While time will tell whether exports will happen, or whether Nepal will be a permanent importer of Indian electricity, there is no doubt about the criticality of the Muzzafarpur line at present. It is needed in order to reduce the social scourge that is loadshedding, and to promote employment and manufacturing, especially in the Tarai. Given the inability to develop indigenous capacity owing to the decade-long insurgency and extended political uncertainty, as we await Upper Tamakoshi, Upper Karnali, Trishuli-A and others, the only option is to import. Nepal already buys about 110MW, and another 70MW is expected through upgrading of a transmission line in Bihar that NEA itself is carrying out with consent of Indian authorities.

Supply of the 150MW via Muzzafarpur-Dhalkebar is from a coal-based thermal plant in Chattisgarh in central India. Nepal will be purchasing power from the ‘Chattisgarh Athena’ company at approximately NRs 6.5 per unit; with ‘wheeling charges’, this is approximately the same rate at which NEA buys from national producers during the dry season. This rate is more than four times cheaper than producing electricity with diesel generator sets.

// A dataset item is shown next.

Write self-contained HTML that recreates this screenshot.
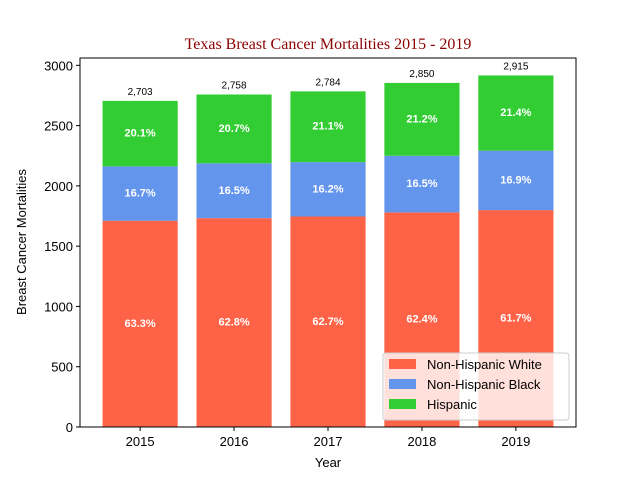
<!DOCTYPE html>
<html><head><meta charset="utf-8"><style>
body{margin:0;background:#fff;}
svg{display:block;font-family:"Liberation Sans",sans-serif;}
</style></head><body>
<svg id="chart" width="640" height="480"></svg>
<script>
const years=["2015","2016","2017","2018","2019"];
const white=[1711,1732,1746,1780,1799];
const black=[451,455,451,470,493];
const hispanic=[543,571,587,604,624];
const totalsLabel=["2,703","2,758","2,784","2,850","2,915"];
const yTicks=[0,500,1000,1500,2000,2500,3000];

const NS="http://www.w3.org/2000/svg";
const svg=document.getElementById('chart');
const L=80,R=576,T=58,B=427;
const yMax=3060.75;
function ys(v){return B-(v/yMax)*(B-T);}
function xs(i){return L+(i+0.64)*(R-L)/5.28;}
const bw=0.8*(R-L)/5.28;
function el(tag,attrs,txt){const e=document.createElementNS(NS,tag);for(const k in attrs)e.setAttribute(k,attrs[k]);if(txt!==undefined)e.textContent=txt;svg.appendChild(e);return e;}

let t=el('text',{x:328,y:49,'text-anchor':'middle','font-size':16,fill:'#8b0000','font-family':'"Liberation Serif",serif'},'Texas Breast Cancer Mortalities 2015 - 2019');



const series=[{d:white,c:'#ff6347',n:'white'},{d:black,c:'#6495ed',n:'black'},{d:hispanic,c:'#32cd32',n:'hispanic'}];
years.forEach((y,i)=>{
  const total=white[i]+black[i]+hispanic[i];
  let base=0;
  series.forEach(s=>{
    const v=s.d[i];
    const r=el('rect',{x:xs(i)-bw/2,y:ys(base+v),width:bw,height:ys(base)-ys(base+v),fill:s.c});
    
    
    const lb=el('text',{x:xs(i),y:ys(base+v/2)+3,'text-anchor':'middle','font-size':11,'font-weight':'bold',fill:'#fff'},(v/total*100).toFixed(1)+'%');
    
    
    base+=v;
  });
  const tl=el('text',{x:xs(i),y:ys(total)-6,'text-anchor':'middle','font-size':10,fill:'#000'},totalsLabel[i]);
  
  
  el('line',{x1:xs(i),x2:xs(i),y1:B,y2:B+4,stroke:'#000'});
  const xl=el('text',{x:xs(i),y:B+19,'text-anchor':'middle','font-size':13},y);
  
  
});
yTicks.forEach(v=>{
  el('line',{x1:L-4,x2:L,y1:ys(v),y2:ys(v),stroke:'#000'});
  const yl=el('text',{x:L-7,y:ys(v)+5,'text-anchor':'end','font-size':13},String(v));
  
  
});
const ax=el('rect',{x:L,y:T,width:R-L,height:B-T,fill:'none',stroke:'#000','stroke-width':1});


const xt=el('text',{x:328,y:467,'text-anchor':'middle','font-size':13},'Year');


const yt=el('text',{x:26,y:242,'text-anchor':'middle','font-size':13,transform:'rotate(-90 26 242)'},'Breast Cancer Mortalities');



const lg=el('rect',{x:383,y:353,width:186,height:67,fill:'#fff','fill-opacity':0.8,stroke:'#ccc',rx:3});


const names=['Non-Hispanic White','Non-Hispanic Black','Hispanic'];
names.forEach((n,k)=>{
  const yy=359+k*20;
  el('rect',{x:389,y:yy,width:27,height:10,fill:series[k].c});
  const le=el('text',{x:427,y:yy+10,'font-size':13},n);
  
  
});
</script>
</body></html>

“Under the circumstances, Nepal may be advised to use the full 1,000MW that the Muzzafarpur line can supply and lock in long-term supplies sourcing specific plants in India,” says Thapa. He believes that Nepal’s power planning is skewed by unrealistically low estimates of how the (suppressed) demand will pick up.

 

Oxygen of electricity

Sadly, there is no certainty that even the Muzzaffarpur-Dhalkebar line will be built on time. No matter the level of urgency being felt by a large population in great distress and an economy that has choked for years on end for lack of the oxygen of electricity, the inertia of the political players and institutions continues even after the invigorating elections of November 2013. For long, as far as electricity supply is concerned, the people have been victimised by what can only be described as sabotage-through-inertia.

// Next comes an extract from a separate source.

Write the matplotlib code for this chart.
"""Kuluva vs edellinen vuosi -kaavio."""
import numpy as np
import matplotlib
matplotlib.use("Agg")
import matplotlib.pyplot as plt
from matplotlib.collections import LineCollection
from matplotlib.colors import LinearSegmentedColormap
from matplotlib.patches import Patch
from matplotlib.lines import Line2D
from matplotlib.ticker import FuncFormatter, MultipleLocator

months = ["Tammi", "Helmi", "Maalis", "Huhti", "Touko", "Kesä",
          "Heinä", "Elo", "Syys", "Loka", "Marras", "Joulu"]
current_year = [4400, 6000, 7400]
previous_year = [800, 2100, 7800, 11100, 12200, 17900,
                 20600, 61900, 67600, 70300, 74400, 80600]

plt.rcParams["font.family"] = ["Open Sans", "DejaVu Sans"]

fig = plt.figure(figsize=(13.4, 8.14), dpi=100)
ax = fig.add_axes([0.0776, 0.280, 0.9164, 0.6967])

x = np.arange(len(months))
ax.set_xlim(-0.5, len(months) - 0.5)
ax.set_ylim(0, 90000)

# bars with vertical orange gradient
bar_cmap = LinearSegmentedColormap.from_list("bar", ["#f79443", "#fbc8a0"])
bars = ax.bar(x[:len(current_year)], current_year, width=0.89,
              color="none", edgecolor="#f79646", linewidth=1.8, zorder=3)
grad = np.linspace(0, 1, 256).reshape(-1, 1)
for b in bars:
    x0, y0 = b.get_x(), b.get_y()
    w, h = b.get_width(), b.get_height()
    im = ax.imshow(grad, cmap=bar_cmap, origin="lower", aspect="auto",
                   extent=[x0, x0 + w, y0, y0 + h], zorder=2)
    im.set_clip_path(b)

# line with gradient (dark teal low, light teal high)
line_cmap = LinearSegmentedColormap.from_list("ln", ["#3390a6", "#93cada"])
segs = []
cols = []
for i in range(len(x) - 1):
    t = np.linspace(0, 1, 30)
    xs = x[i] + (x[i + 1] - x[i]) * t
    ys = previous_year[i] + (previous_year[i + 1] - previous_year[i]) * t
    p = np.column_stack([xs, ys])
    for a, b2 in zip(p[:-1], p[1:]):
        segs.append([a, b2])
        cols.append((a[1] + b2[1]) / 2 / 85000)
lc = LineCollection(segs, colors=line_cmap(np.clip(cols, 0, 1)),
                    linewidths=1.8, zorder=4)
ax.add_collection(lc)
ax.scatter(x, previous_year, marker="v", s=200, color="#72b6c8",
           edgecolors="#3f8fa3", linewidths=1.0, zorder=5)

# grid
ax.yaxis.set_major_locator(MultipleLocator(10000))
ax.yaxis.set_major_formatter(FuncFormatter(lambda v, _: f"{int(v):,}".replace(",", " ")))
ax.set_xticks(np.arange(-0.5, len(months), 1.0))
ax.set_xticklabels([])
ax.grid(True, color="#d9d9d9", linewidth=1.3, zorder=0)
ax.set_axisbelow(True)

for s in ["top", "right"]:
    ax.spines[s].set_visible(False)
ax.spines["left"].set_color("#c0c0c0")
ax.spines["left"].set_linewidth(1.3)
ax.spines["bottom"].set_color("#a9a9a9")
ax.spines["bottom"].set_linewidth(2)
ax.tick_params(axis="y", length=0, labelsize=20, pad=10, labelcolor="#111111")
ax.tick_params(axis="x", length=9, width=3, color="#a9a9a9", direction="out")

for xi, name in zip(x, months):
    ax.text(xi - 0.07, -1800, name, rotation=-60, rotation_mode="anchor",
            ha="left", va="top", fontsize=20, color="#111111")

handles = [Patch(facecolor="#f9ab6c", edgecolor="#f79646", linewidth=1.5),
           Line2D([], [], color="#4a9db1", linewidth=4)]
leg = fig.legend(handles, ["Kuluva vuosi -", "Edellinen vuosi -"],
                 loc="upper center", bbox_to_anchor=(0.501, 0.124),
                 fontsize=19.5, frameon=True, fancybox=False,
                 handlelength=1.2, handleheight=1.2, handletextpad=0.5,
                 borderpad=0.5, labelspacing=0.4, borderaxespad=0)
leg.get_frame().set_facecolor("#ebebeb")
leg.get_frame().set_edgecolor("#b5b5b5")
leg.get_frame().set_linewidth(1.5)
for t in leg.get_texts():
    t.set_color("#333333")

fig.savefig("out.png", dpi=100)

There are altogether 400 towers to be placed on the line from Muzzafarpur, along 100km within India and 40km in the Nepal stretch. India is said to have already arranged right-of-way and foundations for the towers have been laid. On the other hand, land acquisition has yet to begin on the Nepal side and the local activism that recently halted construction on the Khimti-Dhalkebar transmission corridor rings a bell of alarm.

Inaugural of the Muzzafarpur line is set for June 15, 2015 but we can be thankful if it is ready by the winter of that year. If there is delay, it will most likely be the fault of the Nepal side, no matter the level of desperation of the people and economy.